The prosecutor of the international criminal court has opened a preliminary investigation into potential war crimes or crimes against humanity in the Central African Republic.
Fatou Bensouda said on Friday that the situation for civilians in the country had “gone from bad to worse” since September 2012, and she had recently received reports of “extreme brutality by various groups”.
Christian and Muslim militias have been clashing in the country, which is already the subject of a previous investigation by Bensouda’s office stemming from the period before 2004.
Fighting in the country has worsened and taken on an increasingly sectarian nature since March 2013, when a peace deal and power sharing agreement between Muslim rebels from the north and the previous government broke down.

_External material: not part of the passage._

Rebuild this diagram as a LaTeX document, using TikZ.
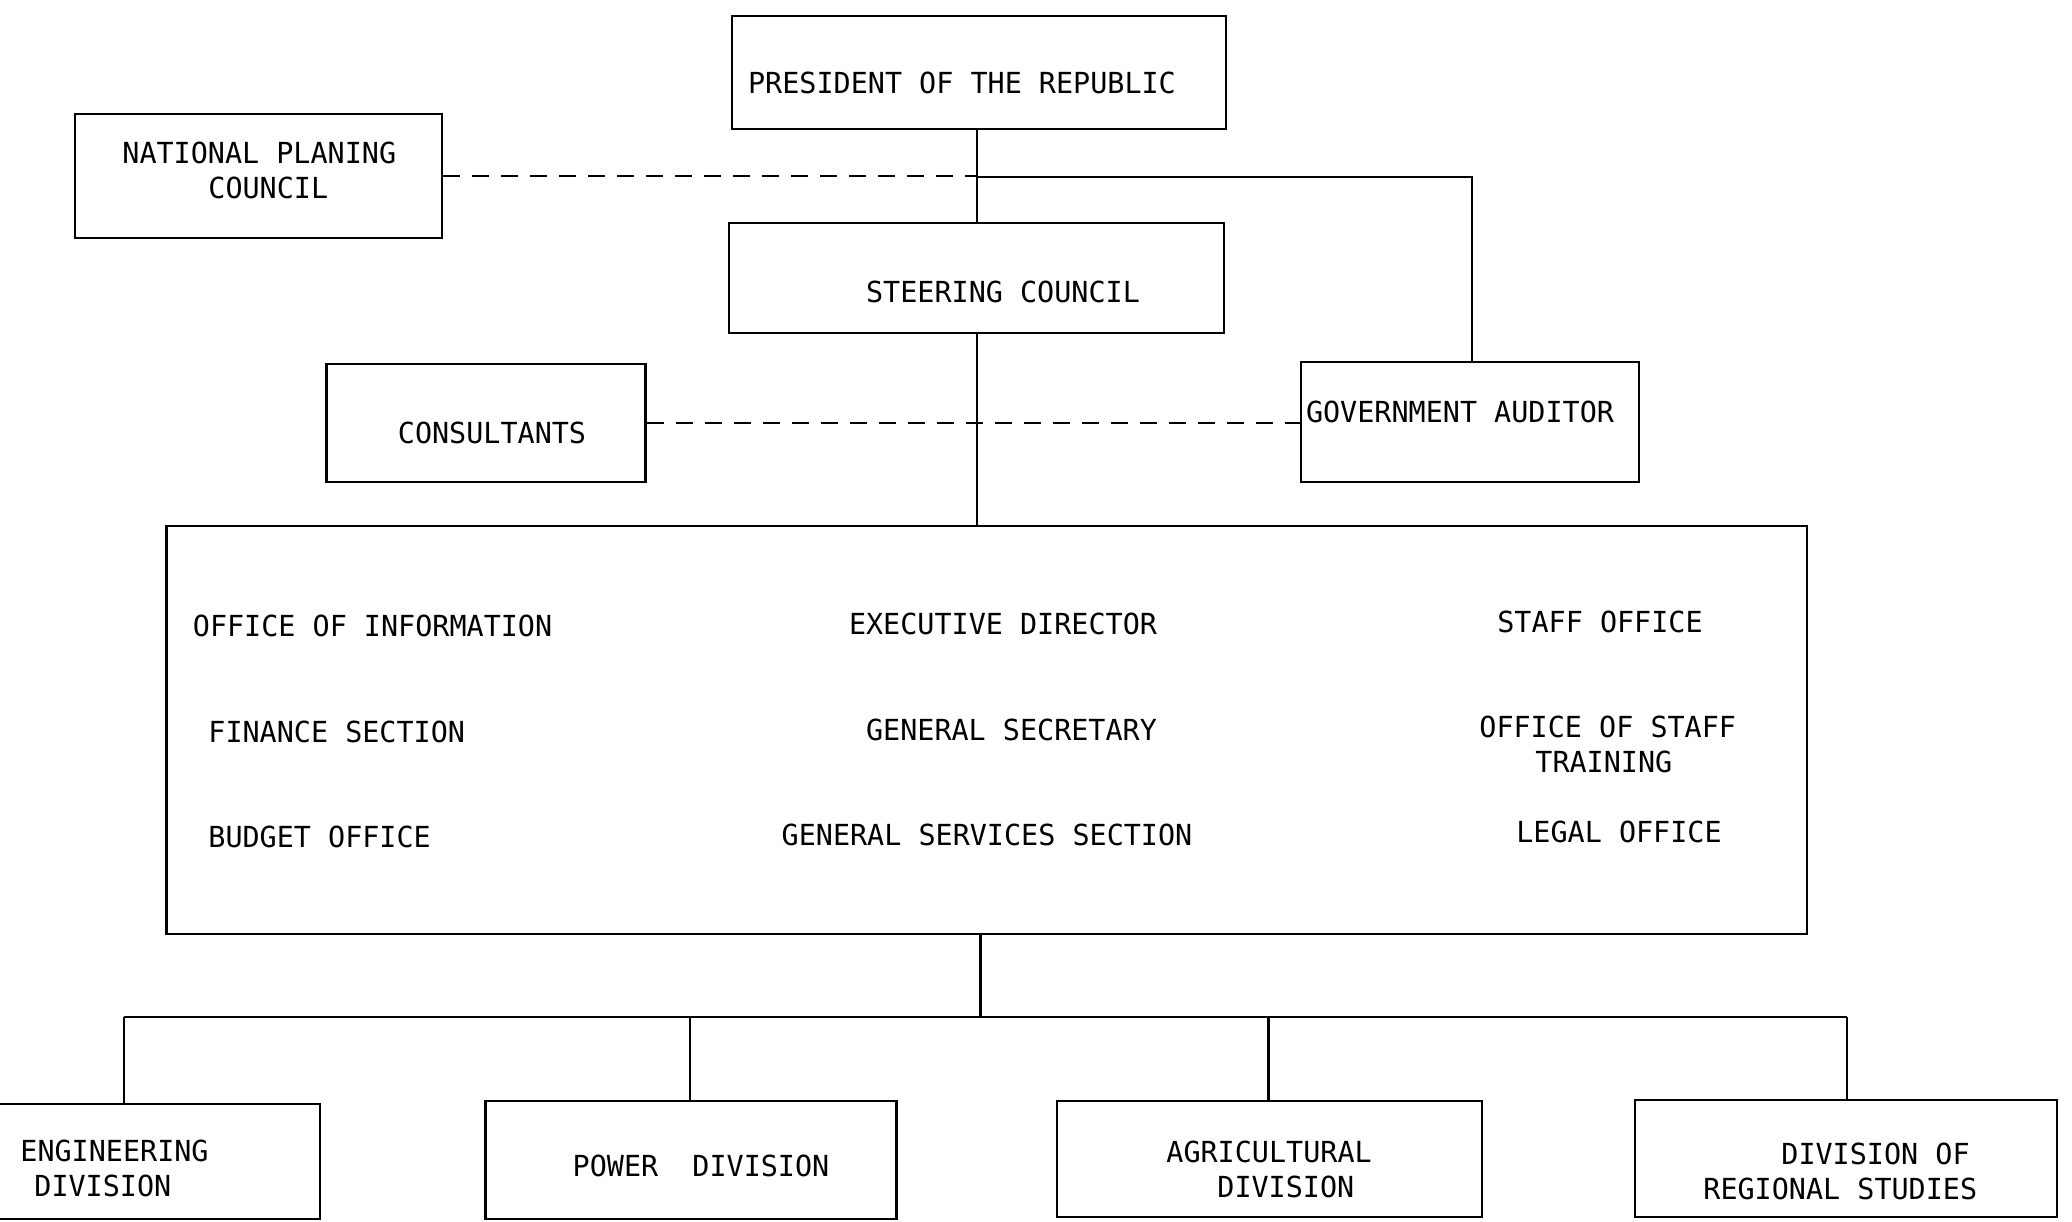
\documentclass[tikz,border=0pt]{standalone}
\usepackage{fontspec}
\newfontfamily\chartfont[FakeStretch=0.98]{DejaVu Sans Mono}
\begin{document}
\begin{tikzpicture}[x=0.5pt,y=-0.5pt,
  box/.style={draw, line width=1.1pt, inner sep=0pt},
  lbl/.style={font=\chartfont\fontsize{14.5}{17.5}\selectfont, inner sep=0pt, align=center},
  lbll/.style={font=\chartfont\fontsize{14.5}{17.5}\selectfont, inner sep=0pt, align=left, anchor=west},
  link/.style={line width=1.1pt},
  dlink/.style={line width=1.1pt, dash pattern=on 8.5pt off 6pt}]
\useasboundingbox (0,0) rectangle (2072,1221);
\clip (0,0) rectangle (2072,1221);

% boxes
\node[box, minimum width=247pt, minimum height=56.5pt] (pres) at (979,72.5) {};
\node[box, minimum width=183.5pt, minimum height=62pt] (npc) at (258.5,176) {};
\node[box, minimum width=247.5pt, minimum height=55pt] (steer) at (976.5,278) {};
\node[box, minimum width=159.5pt, minimum height=59pt] (cons) at (486,423) {};
\node[box, minimum width=168.75pt, minimum height=60pt] (aud) at (1470,422) {};
\node[box, minimum width=820.25pt, minimum height=204pt] (big) at (986.75,730) {};
\node[box, minimum width=175pt, minimum height=57.5pt] (eng) at (145,1161.5) {};
\node[box, minimum width=205.5pt, minimum height=59pt] (pow) at (691,1160) {};
\node[box, minimum width=212.5pt, minimum height=58pt] (agr) at (1269.5,1159) {};
\node[box, minimum width=211pt, minimum height=58.5pt] (reg) at (1846,1158.5) {};

% labels
\node[lbl] (presT) at (962,83) {PRESIDENT OF THE REPUBLIC};
\node[lbll] (npcT) at (122,170.5) {NATIONAL PLANING\\\hspace*{43pt}COUNCIL};
\node[lbl] (steerT) at (1003,292) {STEERING COUNCIL};
\node[lbl] (consT) at (492,433) {CONSULTANTS};
\node[lbl] (audT) at (1460,412) {GOVERNMENT AUDITOR};

\node[lbll] (oinf) at (192.5,626) {OFFICE OF INFORMATION};
\node[lbll] (fin) at (208,732) {FINANCE SECTION};
\node[lbll] (bud) at (208,837) {BUDGET OFFICE};
\node[lbl] (exd) at (1003,624) {EXECUTIVE DIRECTOR};
\node[lbl] (gsec) at (1011.5,730) {GENERAL SECRETARY};
\node[lbl] (gss) at (987,835) {GENERAL SERVICES SECTION};
\node[lbl] (stf) at (1600,622) {STAFF OFFICE};
\node[lbll] (ost) at (1479,744.5) {OFFICE OF STAFF\\\hspace*{28pt}TRAINING};
\node[lbl] (leg) at (1619,832) {LEGAL OFFICE};

\node[lbll] (engT) at (20,1168.5) {ENGINEERING\\\hspace*{7pt}DIVISION};
\node[lbl] (powT) at (701,1166) {POWER~~DIVISION};
\node[lbll] (agrT) at (1166,1169) {AGRICULTURAL\\\hspace*{25.5pt}DIVISION};
\node[lbll] (regT) at (1703,1171.5) {\hspace*{39pt}DIVISION OF\\REGIONAL STUDIES};

% connectors
\coordinate (spine) at (977,177);
\coordinate (audj) at (1472,177);
\draw[link] (pres.south -| spine) -- (steer.north -| spine);
\draw[link] (spine) -- (audj) -- (audj |- aud.north);
\draw[dlink] (npc.east) -- (npc.east -| spine);
\draw[link] (steer.south -| spine) -- (big.north -| spine);
\draw[dlink] (cons.east) -- (cons.east -| aud.west);

\coordinate (busc) at (980.5,1017);
\coordinate (b1) at (124,1017);
\coordinate (b2) at (690,1017);
\coordinate (b3) at (1268.5,1017);
\coordinate (b4) at (1847,1017);
\draw[link] (big.south -| busc) -- (busc);
\draw[link] (b1) -- (b4);
\draw[link] (b1) -- (b1 |- eng.north);
\draw[link] (b2) -- (b2 |- pow.north);
\draw[link] (b3) -- (b3 |- agr.north);
\draw[link] (b4) -- (b4 |- reg.north);
\end{tikzpicture}
\end{document}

In December, the United Nations high commissioner for refugees said more than 600 people had been killed and a million displaced, with the country in danger of spinning into genocide. Since that report the situation has quickly worsened.
Bensouda said the incidents she was investigating included “hundreds of killings, acts of rape and sexual slavery, destruction of property, pillaging, torture, forced displacement and recruitment and use of children in hostilities”.
She added that “in many incidents, victims appear to have been deliberately targeted on religious grounds”.
Central African Republic is a member of the ICC, located in The Hague, established in 2002 to investigate and punish atrocities when member states are unwilling or unable to do so themselves.